I believe the “how” is to recognize who we are in Christ; redeemed sinners who now possess a divine nature in which sin is no longer our master.  Our old nature has been replaced.  Our old man has been replaced.  Our old heart has been replaced.  And your new nature, your new man, your new heart are powered by the resurrection life of Jesus living in you.  And this power is available to us, to bring to bear on those pesky temptations.  It is a power we are to believe, embrace, and walk in, in our hour of temptation.

While this power is always available, it is not automatically in force like some supernatural power of a comic book hero.  No, there is a path to us acknowledging this power, appropriating this power, and experiencing this power.  In its most succinct form, the path to victory is the path of faith.  To bring the promise of this power into our experience, we must believe “His precious and magnificent promises”; one of which is that we have been set free from sin’s power.

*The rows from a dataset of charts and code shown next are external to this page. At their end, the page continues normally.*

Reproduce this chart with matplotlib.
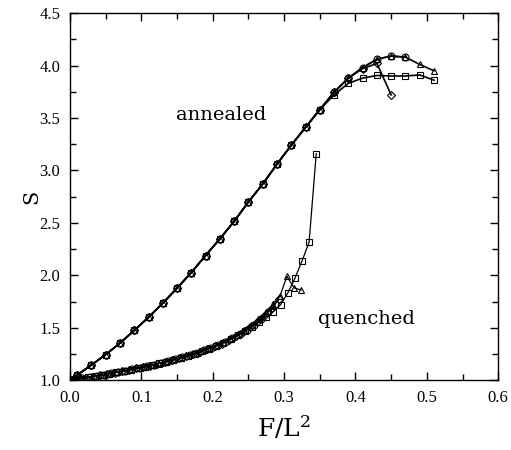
import numpy as np
import matplotlib
matplotlib.use("Agg")
import matplotlib.pyplot as plt
from matplotlib.ticker import MultipleLocator

# annealed branch, one series per marker
ann_x = [0.00, 0.01, 0.03, 0.05, 0.07, 0.09, 0.11, 0.13, 0.15, 0.17, 0.19,
         0.21, 0.23, 0.25, 0.27, 0.29, 0.31, 0.33, 0.35]
ann_s = [1.00, 1.05, 1.145, 1.245, 1.354, 1.475, 1.60, 1.735, 1.878, 2.027,
         2.189, 2.348, 2.515, 2.70, 2.87, 3.06, 3.24, 3.41, 3.58]

ann_circ_x = ann_x + [0.37, 0.39, 0.41, 0.43, 0.45, 0.47]
ann_circ_s = ann_s + [3.745, 3.88, 3.98, 4.06, 4.09, 4.08]
ann_tri_x = ann_x + [0.37, 0.39, 0.41, 0.43, 0.45, 0.47, 0.49, 0.51]
ann_tri_s = ann_s + [3.745, 3.88, 3.98, 4.06, 4.09, 4.08, 4.01, 3.95]
ann_dia_x = ann_x + [0.37, 0.39, 0.41, 0.43, 0.45]
ann_dia_s = ann_s + [3.745, 3.88, 3.97, 4.02, 3.72]
ann_sq_x = ann_x + [0.37, 0.39, 0.41, 0.43, 0.45, 0.47, 0.49, 0.51]
ann_sq_s = ann_s + [3.72, 3.83, 3.88, 3.905, 3.90, 3.90, 3.91, 3.86]

# quenched branch
q_sq_x = [0.005, 0.015, 0.025, 0.035, 0.045, 0.055, 0.065, 0.075, 0.085, 0.095,
          0.105, 0.115, 0.125, 0.135, 0.145, 0.155, 0.165, 0.175, 0.185, 0.195,
          0.205, 0.215, 0.225, 0.235, 0.245, 0.255, 0.265, 0.275, 0.285, 0.295,
          0.305, 0.315, 0.325, 0.335, 0.345]
q_sq_s = [1.005, 1.016, 1.027, 1.039, 1.051, 1.063, 1.075, 1.088, 1.102, 1.116,
          1.130, 1.145, 1.161, 1.177, 1.195, 1.213, 1.233, 1.254, 1.277, 1.301,
          1.328, 1.357, 1.390, 1.427, 1.465, 1.510, 1.555, 1.605, 1.655, 1.72,
          1.83, 1.97, 2.135, 2.316, 3.16]

q_tri_x = [0.004, 0.014, 0.024, 0.034, 0.044, 0.054, 0.064, 0.074, 0.084, 0.094,
           0.104, 0.114, 0.124, 0.134, 0.144, 0.154, 0.164, 0.174, 0.184, 0.194,
           0.204, 0.214, 0.224, 0.234, 0.244, 0.254, 0.264, 0.274, 0.284, 0.294,
           0.304, 0.314, 0.324]
q_tri_s = [1.004, 1.015, 1.026, 1.038, 1.050, 1.062, 1.074, 1.087, 1.100, 1.114,
           1.128, 1.143, 1.159, 1.176, 1.194, 1.212, 1.232, 1.254, 1.278, 1.303,
           1.330, 1.360, 1.395, 1.433, 1.476, 1.525, 1.580, 1.645, 1.715, 1.80,
           1.99, 1.88, 1.86]

q_circ_x = [0.0075, 0.0175, 0.0275, 0.0375, 0.0475, 0.0575, 0.0675, 0.0775,
            0.0875, 0.0975, 0.1075, 0.1175, 0.1275, 0.1375, 0.1475, 0.1575,
            0.1675, 0.1775, 0.1875, 0.1975, 0.2075, 0.2175, 0.2275, 0.2375,
            0.2475, 0.2575, 0.2675, 0.2775, 0.2875]
q_circ_s = [1.008, 1.019, 1.030, 1.042, 1.054, 1.066, 1.078, 1.092, 1.105, 1.120,
            1.134, 1.149, 1.165, 1.182, 1.200, 1.219, 1.239, 1.260, 1.284, 1.309,
            1.336, 1.366, 1.400, 1.438, 1.480, 1.528, 1.585, 1.650, 1.725]

q_dia_x = [0.0025, 0.0125, 0.0225, 0.0325, 0.0425, 0.0525, 0.0625, 0.0725,
           0.0825, 0.0925, 0.1025, 0.1125, 0.1225, 0.1325, 0.1425, 0.1525,
           0.1625, 0.1725, 0.1825, 0.1925, 0.2025, 0.2125, 0.2225, 0.2325,
           0.2425, 0.2525, 0.2625, 0.2725, 0.2825, 0.2925]
q_dia_s = [1.002, 1.012, 1.023, 1.035, 1.048, 1.060, 1.072, 1.085, 1.098, 1.112,
           1.126, 1.140, 1.156, 1.173, 1.190, 1.208, 1.228, 1.249, 1.271, 1.296,
           1.322, 1.350, 1.382, 1.418, 1.458, 1.503, 1.555, 1.615, 1.685, 1.77]

plt.rcParams['font.family'] = ['DejaVu Serif']
plt.rcParams['mathtext.fontset'] = 'dejavuserif'

fig = plt.figure(figsize=(5.11, 4.5), dpi=100)
ax = fig.add_axes([0.137, 0.155, 0.838, 0.816])

def style(lw, ms):
    return dict(color="black", markerfacecolor="none", markersize=ms,
                markeredgewidth=0.8, linewidth=lw)

# annealed: heavier lines, they overlap
ax.plot(ann_sq_x, ann_sq_s, marker="s", **style(1.2, 5))
ax.plot(ann_tri_x, ann_tri_s, marker="^", **style(1.2, 5))
ax.plot(ann_dia_x, ann_dia_s, marker="D", **style(1.2, 4))
ax.plot(ann_circ_x, ann_circ_s, marker="o", **style(1.2, 5))

ax.plot(q_sq_x, q_sq_s, marker="s", **style(0.9, 5))
ax.plot(q_tri_x, q_tri_s, marker="^", **style(0.9, 5))
ax.plot(q_dia_x, q_dia_s, marker="D", **style(0.9, 4))
ax.plot(q_circ_x, q_circ_s, marker="o", **style(0.9, 5))

ax.text(0.148, 3.53, "annealed", fontsize=14, va="center", ha="left")
ax.text(0.347, 1.58, "quenched", fontsize=14, va="center", ha="left")

ax.set_xlim(0, 0.6)
ax.set_ylim(1.0, 4.5)
ax.xaxis.set_major_locator(MultipleLocator(0.1))
ax.xaxis.set_minor_locator(MultipleLocator(0.05))
ax.yaxis.set_major_locator(MultipleLocator(0.5))
ax.yaxis.set_minor_locator(MultipleLocator(0.25))
ax.tick_params(which="both", direction="in", top=True, right=True)
ax.tick_params(which="major", length=6, width=1)
ax.tick_params(which="minor", length=4, width=1)
ax.tick_params(axis="x", pad=7)
ax.tick_params(axis="y", pad=7)
for lab in ax.get_xticklabels() + ax.get_yticklabels():
    lab.set_family("Liberation Serif")
    lab.set_fontsize(12)
for sp in ax.spines.values():
    sp.set_linewidth(1.0)

ax.set_xlabel("F/L$^2$", fontsize=18, labelpad=6)
ax.set_ylabel("S", fontsize=15)
ax.yaxis.set_label_coords(-0.068, 0.5)

fig.savefig("out.png", dpi=100)
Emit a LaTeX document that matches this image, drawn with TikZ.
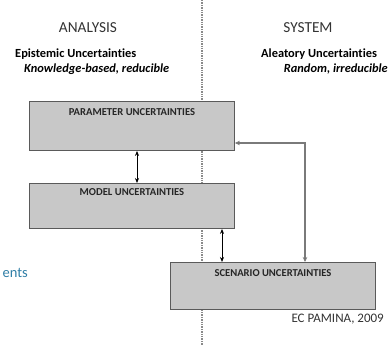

So celebrate, and reflect on, the two astonishing miracles of Resurrection Sunday.  Miracle one;  Christ was raised from the dead.  A completely dead body came back to life.  This miracle sealed Jesus’ identity as the Son of God and thus sealed our salvation.  “Jesus was declared with power to be the Son of God by the resurrection from the dead” (Rom 1:4).

Miracle two is that this same Christ who was raised from the dead now lives in you, and you in Him (Col 3:3-4, and about two hundred other places in the New Testament).  And in some ways, Christ living His life in us is just as astonishing as miracle one.

These two miracles come together in us when we long with the apostle Paul to “know Him and the power of His resurrection.”  May you experience that power today.  And give thanks to our Living Lord that we have this opportunity to pursue His life in us every day; a powerful Easter dawning in us over and over and over.